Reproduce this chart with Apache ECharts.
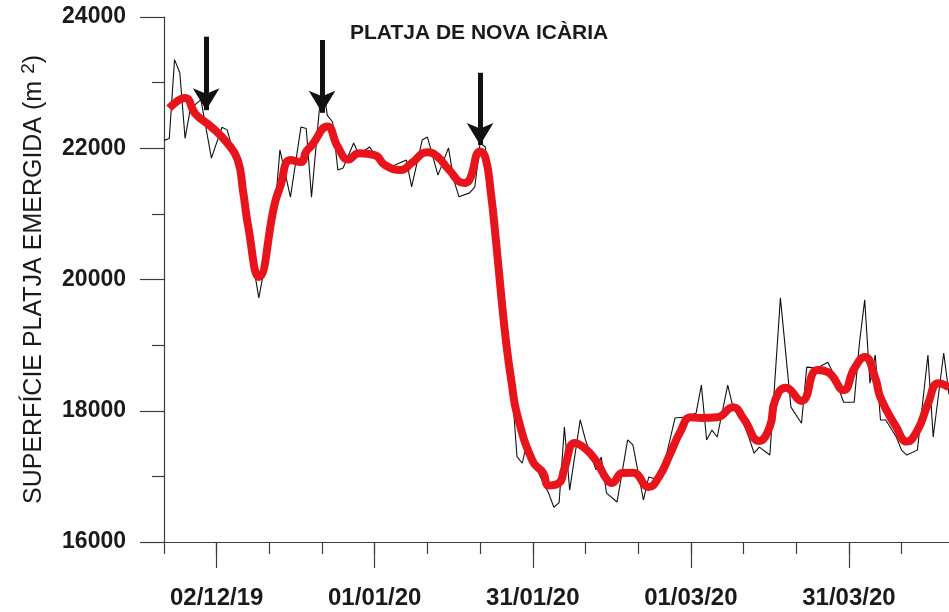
<!DOCTYPE html>
<html>
<head>
<meta charset="utf-8">
<script src="https://cdn.jsdelivr.net/npm/echarts@6/dist/echarts.min.js"></script>
<style>
  html, body { margin: 0; padding: 0; background: #fff; }
  #chart { width: 949px; height: 612px; }
</style>
</head>
<body>
<div id="chart"></div>
<script>
// eixos
const firstDay = '2019-11-22'
const lastDay = '2020-04-19'
const majorDates = ['2019-12-02', '2020-01-01', '2020-01-31', '2020-03-01', '2020-03-31']
const tickLabels = ['02/12/19', '01/01/20', '31/01/20', '01/03/20', '31/03/20']

// superficie diaria (linia negra)
const rawDates = [
  '2019-11-22', '2019-11-23', '2019-11-24', '2019-11-25', '2019-11-26', '2019-11-27', '2019-11-29',
  '2019-12-01', '2019-12-03', '2019-12-04', '2019-12-05', '2019-12-06', '2019-12-07', '2019-12-08',
  '2019-12-09', '2019-12-10', '2019-12-11', '2019-12-12', '2019-12-13', '2019-12-14', '2019-12-16',
  '2019-12-18', '2019-12-19', '2019-12-20', '2019-12-22', '2019-12-23', '2019-12-24', '2019-12-25',
  '2019-12-26', '2019-12-28', '2019-12-29', '2019-12-31', '2020-01-02', '2020-01-04', '2020-01-07',
  '2020-01-08', '2020-01-10', '2020-01-11', '2020-01-13', '2020-01-15', '2020-01-16', '2020-01-17',
  '2020-01-19', '2020-01-20', '2020-01-21', '2020-01-22', '2020-01-23', '2020-01-24', '2020-01-25',
  '2020-01-26', '2020-01-27', '2020-01-28', '2020-01-29', '2020-01-30', '2020-01-31', '2020-02-02',
  '2020-02-03', '2020-02-04', '2020-02-05', '2020-02-06', '2020-02-07', '2020-02-09', '2020-02-10',
  '2020-02-12', '2020-02-13', '2020-02-14', '2020-02-16', '2020-02-18', '2020-02-19', '2020-02-21',
  '2020-02-22', '2020-02-24', '2020-02-25', '2020-02-27', '2020-02-29', '2020-03-02', '2020-03-03',
  '2020-03-04', '2020-03-05', '2020-03-06', '2020-03-08', '2020-03-09', '2020-03-11', '2020-03-12',
  '2020-03-13', '2020-03-14', '2020-03-16', '2020-03-18', '2020-03-20', '2020-03-22', '2020-03-23',
  '2020-03-25', '2020-03-27', '2020-03-28', '2020-03-30', '2020-04-01', '2020-04-02', '2020-04-03',
  '2020-04-04', '2020-04-05', '2020-04-06', '2020-04-07', '2020-04-09', '2020-04-10', '2020-04-11',
  '2020-04-13', '2020-04-15', '2020-04-16', '2020-04-18', '2020-04-19'
]
const rawArea = [
  22120, 22150, 23350, 23150, 22150, 22600, 22740,
  21850, 22320, 22280, 21980, 21800, 21300, 20750,
  20200, 19720, 20150, 20500, 21000, 21975, 21255,
  22325, 22300, 21255, 23050, 22500, 22400, 21670,
  21700, 22080, 21900, 22020, 21790, 21715, 21820,
  21410, 22125, 22170, 21590, 22005, 21515, 21260,
  21320, 21410, 22080, 22020, 21300, 20600, 19800,
  18950, 18400, 17300, 17200, 17550, 17250, 16900,
  16745, 16530, 16600, 17750, 16790, 17860, 17555,
  17100, 17295, 16745, 16610, 17555, 17480, 16640,
  16990, 16945, 17200, 17890, 17905, 17965, 18390,
  17555, 17705, 17600, 18390, 18055, 17810, 17600,
  17355, 17445, 17325, 19720, 18055, 17810, 18665,
  18650, 18740, 18575, 18130, 18130, 19030, 19690,
  18420, 18850, 17860, 17860, 17600, 17400, 17325,
  17400, 18850, 17600, 18880, 18250
]

// mitjana mobil (linia vermella)
const smoothDates = [
  '2019-11-23', '2019-11-26', '2019-11-28', '2019-12-01', '2019-12-04', '2019-12-06', '2019-12-07',
  '2019-12-08', '2019-12-10', '2019-12-13', '2019-12-14', '2019-12-16', '2019-12-18', '2019-12-19',
  '2019-12-20', '2019-12-23', '2019-12-25', '2019-12-27', '2019-12-29', '2020-01-01', '2020-01-03',
  '2020-01-06', '2020-01-08', '2020-01-11', '2020-01-13', '2020-01-15', '2020-01-18', '2020-01-19',
  '2020-01-21', '2020-01-22', '2020-01-23', '2020-01-24', '2020-01-25', '2020-01-26', '2020-01-27',
  '2020-01-28', '2020-01-31', '2020-02-02', '2020-02-03', '2020-02-05', '2020-02-06', '2020-02-08',
  '2020-02-10', '2020-02-12', '2020-02-14', '2020-02-15', '2020-02-17', '2020-02-19', '2020-02-22',
  '2020-02-24', '2020-02-26', '2020-02-28', '2020-03-01', '2020-03-03', '2020-03-06', '2020-03-09',
  '2020-03-11', '2020-03-14', '2020-03-16', '2020-03-17', '2020-03-19', '2020-03-22', '2020-03-25',
  '2020-03-27', '2020-03-30', '2020-04-01', '2020-04-03', '2020-04-05', '2020-04-06', '2020-04-09',
  '2020-04-11', '2020-04-13', '2020-04-15', '2020-04-17', '2020-04-19'
]
const smoothArea = [
  22610, 22765, 22520, 22325, 22080, 21820, 21350,
  20800, 20040, 21150, 21400, 21820, 21790, 21950,
  22040, 22330, 22020, 21830, 21925, 21895, 21740,
  21670, 21775, 21940, 21865, 21680, 21470, 21520,
  21950, 21860, 21350, 20600, 19760, 19000, 18420,
  17950, 17230, 17050, 16860, 16900, 17120, 17510,
  17420, 17240, 16960, 16900, 17050, 17055, 16840,
  17000, 17330, 17680, 17900, 17890, 17900, 18055,
  17880, 17540, 17760, 18160, 18350, 18150, 18620,
  18590, 18315, 18640, 18820, 18500, 18200, 17750,
  17530, 17700, 18100, 18420, 18360
]

// fletxes
const arrowDates = ['2019-11-30', '2019-12-22', '2020-01-21']
const arrowTop = [23700, 23650, 23150]
const arrowTip = [22580, 22540, 22050]

// tots els dies de l'eix
const days = []
for (let t = Date.parse(firstDay); t <= Date.parse(lastDay); t += 86400000) {
  days.push(new Date(t).toISOString().slice(0, 10))
}

const font = 'Liberation Sans, Arial, sans-serif'
const axisColor = '#3c3c3c'

const chart = echarts.init(document.getElementById('chart'))
chart.setOption({
  animation: false,
  title: {
    text: 'PLATJA DE NOVA ICÀRIA',
    left: 345,
    top: 18,
    textStyle: { fontFamily: font, fontSize: 21, fontWeight: 'bold', color: '#1a1a1a' }
  },
  grid: { left: 164, right: 0, top: 17, bottom: 70 },
  xAxis: [
    {
      type: 'category',
      data: days,
      boundaryGap: false,
      position: 'bottom',
      axisLine: { lineStyle: { color: axisColor, width: 1.2 } },
      axisTick: { length: 12, interval: (i) => i % 10 === 0, lineStyle: { color: axisColor, width: 1.2 } },
      axisLabel: { show: false }
    },
    {
      type: 'category',
      data: days,
      boundaryGap: false,
      position: 'bottom',
      axisLine: { show: false },
      axisTick: { length: 26, interval: (i, v) => majorDates.includes(v), lineStyle: { color: axisColor, width: 1.2 } },
      axisLabel: {
        interval: (i, v) => majorDates.includes(v),
        formatter: (v) => tickLabels[majorDates.indexOf(v)],
        margin: 44,
        fontFamily: font,
        fontSize: 24,
        fontWeight: 'bold',
        color: '#1a1a1a'
      }
    }
  ],
  yAxis: {
    type: 'value',
    min: 16000,
    max: 24000,
    interval: 2000,
    name: '{t|SUPERFÍCIE PLATJA EMERGIDA (m }{s|2}{t|)}',
    nameLocation: 'middle',
    nameGap: 114,
    nameTextStyle: {
      rich: {
        t: { fontFamily: font, fontSize: 25, color: '#1a1a1a' },
        s: { fontFamily: font, fontSize: 19, color: '#1a1a1a', verticalAlign: 'top', padding: [0, 0, 12, 0] }
      }
    },
    splitLine: { show: false },
    axisLine: { show: true, lineStyle: { color: axisColor, width: 1.2 } },
    axisTick: { show: true, length: 24, lineStyle: { color: axisColor, width: 1.2 } },
    minorTick: { show: true, splitNumber: 2, length: 12, lineStyle: { color: axisColor, width: 1.2 } },
    axisLabel: {
      margin: 38,
      formatter: (v) => String(v),
      fontFamily: font,
      fontSize: 23,
      fontWeight: 'bold',
      color: '#1a1a1a'
    }
  },
  series: [
    {
      name: 'diari',
      type: 'line',
      data: rawDates.map((d, i) => [d, rawArea[i]]),
      showSymbol: false,
      lineStyle: { color: '#111', width: 1.1 },
      z: 2
    },
    {
      name: 'mitjana',
      type: 'line',
      data: smoothDates.map((d, i) => [d, smoothArea[i]]),
      showSymbol: false,
      smooth: 0.5,
      lineStyle: { color: '#e8141b', width: 8 },
      z: 3
    },
    {
      name: 'fletxes',
      type: 'line',
      data: [],
      z: 5,
      markLine: {
        silent: true,
        animation: false,
        symbol: ['none', 'arrow'],
        symbolSize: [20, 22],
        label: { show: false },
        lineStyle: { color: '#111', width: 5, type: 'solid' },
        data: arrowDates.map((d, i) => [
          { coord: [d, arrowTop[i]] },
          { coord: [d, arrowTip[i]] }
        ])
      }
    }
  ]
})
</script>
</body>
</html>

****

#### YOUR INSTRUCTIONS
Begin at the first line of the material and copy each line exactly through the one containing "['02/12/19', '01/01/20', '31/01/20', '01/03/20', '31/03/20']". Omit pictures.

#### CORRECT OUTPUT
Reproduce this chart with Apache ECharts.
<!DOCTYPE html>
<html>
<head>
<meta charset="utf-8">
<script src="https://cdn.jsdelivr.net/npm/echarts@6/dist/echarts.min.js"></script>
<style>
  html, body { margin: 0; padding: 0; background: #fff; }
  #chart { width: 949px; height: 612px; }
</style>
</head>
<body>
<div id="chart"></div>
<script>
// eixos
const firstDay = '2019-11-22'
const lastDay = '2020-04-19'
const majorDates = ['2019-12-02', '2020-01-01', '2020-01-31', '2020-03-01', '2020-03-31']
const tickLabels = ['02/12/19', '01/01/20', '31/01/20', '01/03/20', '31/03/20']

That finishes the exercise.